# Empty water @ Octagon Pier



## covertfisherman (Jul 4, 2009)

Konz, Yankee2, and I went to the octagon pier last night. Tide was ripping through, but nothing happening. A small ray, couple white trout, and some trophy pinfish rounded out the evening. Are there fish anywhere?!? :doh

O yeah, Konz managed not to hurt himself for like the first time ever, so that was nice for a change :clap


----------



## User6882 (Feb 4, 2009)

hahaha ray DIDNT get hurt somehow? :bowdown

we were out at palafox pier all night n didnt get anything either so dont feel so bad


----------



## Cornflake789 (Oct 10, 2008)

I caught more than you waiting in line to get on the pier than you did altogether at Palafox last night Brandon oke


----------



## User6882 (Feb 4, 2009)

oh well.. i went home n finished a half gallon of crown


----------



## surfstryker (Sep 28, 2007)

Did yall try for snapper? Was there elwyes? We need to get up next week (sept 19 and after) and try.


----------



## bay slayer (May 26, 2008)

I went to the octagon today and yesterday, nothing today but a small grouper and yesterdayI caught a small speckledtrout andI got cut off a few times.


----------



## covertfisherman (Jul 4, 2009)

> *surfstryker (9/12/2009)*Did yall try for snapper? Was there elwyes? We need to get up next week (sept 19 and after) and try.

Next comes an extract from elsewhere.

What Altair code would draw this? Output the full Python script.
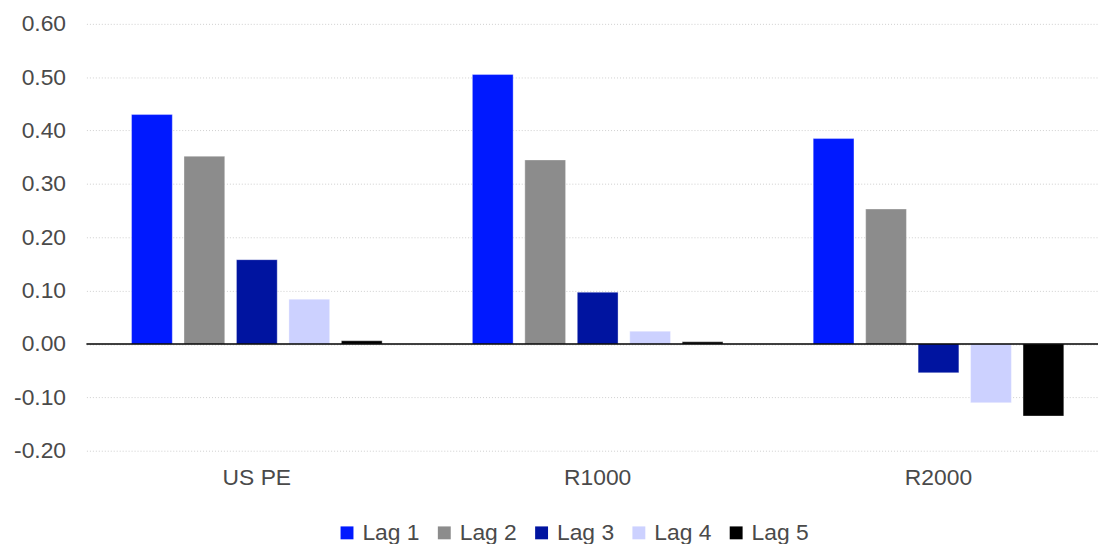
import altair as alt
import pandas as pd

groups = ["US PE", "R1000", "R2000"]
lags = ["Lag 1", "Lag 2", "Lag 3", "Lag 4", "Lag 5"]
lag1 = [0.430, 0.505, 0.385]
lag2 = [0.352, 0.345, 0.253]
lag3 = [0.158, 0.097, -0.054]
lag4 = [0.084, 0.024, -0.110]
lag5 = [0.006, 0.004, -0.135]
colors = ["#0019FF", "#8C8C8C", "#0014A0", "#CCD1FF", "#000000"]
y_ticks = [-0.2, -0.1, 0.0, 0.1, 0.2, 0.3, 0.4, 0.5, 0.6]

rows = []
for lag, vals in zip(lags, [lag1, lag2, lag3, lag4, lag5]):
    for g, v in zip(groups, vals):
        rows.append({"group": g, "lag": lag, "value": v})
df = pd.DataFrame(rows)

FONT = "Liberation Sans"
TXT = "#4a4a4a"

bars = alt.Chart(df).mark_bar(
    stroke="white", strokeWidth=1, strokeOpacity=0.35
).encode(
    x=alt.X("group:N", sort=groups, title=None,
            scale=alt.Scale(paddingInner=0, paddingOuter=0, range=[0, 1030]),
            axis=alt.Axis(domain=False, ticks=False, grid=False, labelAngle=0,
                          labelFontSize=23, labelFont=FONT, labelColor=TXT,
                          labelPadding=16)),
    xOffset=alt.XOffset("lag:N", sort=lags,
                        scale=alt.Scale(paddingInner=0.223, paddingOuter=0.86)),
    y=alt.Y("value:Q", title=None,
            scale=alt.Scale(domain=[-0.2, 0.6], nice=False, zero=False),
            axis=alt.Axis(values=y_ticks,
                          labelExpr="replace(format(datum.value, '.2f'), '\u2212', '-')",
                          domain=False, ticks=False,
                          grid=True, gridColor="#cfcfcf", gridDash=[1, 2],
                          gridWidth=1, labelFontSize=23, labelFont=FONT,
                          labelColor=TXT, labelPadding=21)),
    color=alt.Color("lag:N", sort=lags,
                    scale=alt.Scale(domain=lags, range=colors),
                    legend=alt.Legend(title=None, orient="none", direction="horizontal",
                                      legendX=251, legendY=501,
                                      symbolType="square", symbolSize=169,
                                      symbolStrokeWidth=0, symbolOpacity=1,
                                      labelFontSize=23, labelFont=FONT,
                                      labelColor=TXT, labelOffset=4,
                                      columnPadding=13)),
)

zero = alt.Chart(pd.DataFrame({"y": [0]})).mark_rule(
    color="#000000", strokeWidth=1.5
).encode(y="y:Q")

chart = alt.layer(bars, zero).properties(
    width=1019, height=430,
    background="white",
    autosize=alt.AutoSizeParams(type="none"),
    padding={"left": 79, "top": 14, "right": 0, "bottom": 92},
).configure_view(stroke=None)

chart.save("out.html", embed_options={"renderer": "svg", "actions": False})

Did try for snapper. Were no LYs left anymore.


----------



## roofordie (Sep 24, 2008)

Ive been fairly successful at catching the morning spanish run out there. At sunup you can normally hook a stray flounder or speck. Net full of elwys that early too


----------



## tom1s (Oct 4, 2007)

I fished along the 3 MB sunday afternoon and couldnt catch squat, slow day for me too. everyone is saying that i guess.


----------



## User6882 (Feb 4, 2009)

> *surfstryker (9/12/2009)*Did yall try for snapper? Was there elwyes? We need to get up next week (sept 19 and after) and try.


hell yea.. i still got ur number.. ill give ya a call this weekend n see if u wana meet up


----------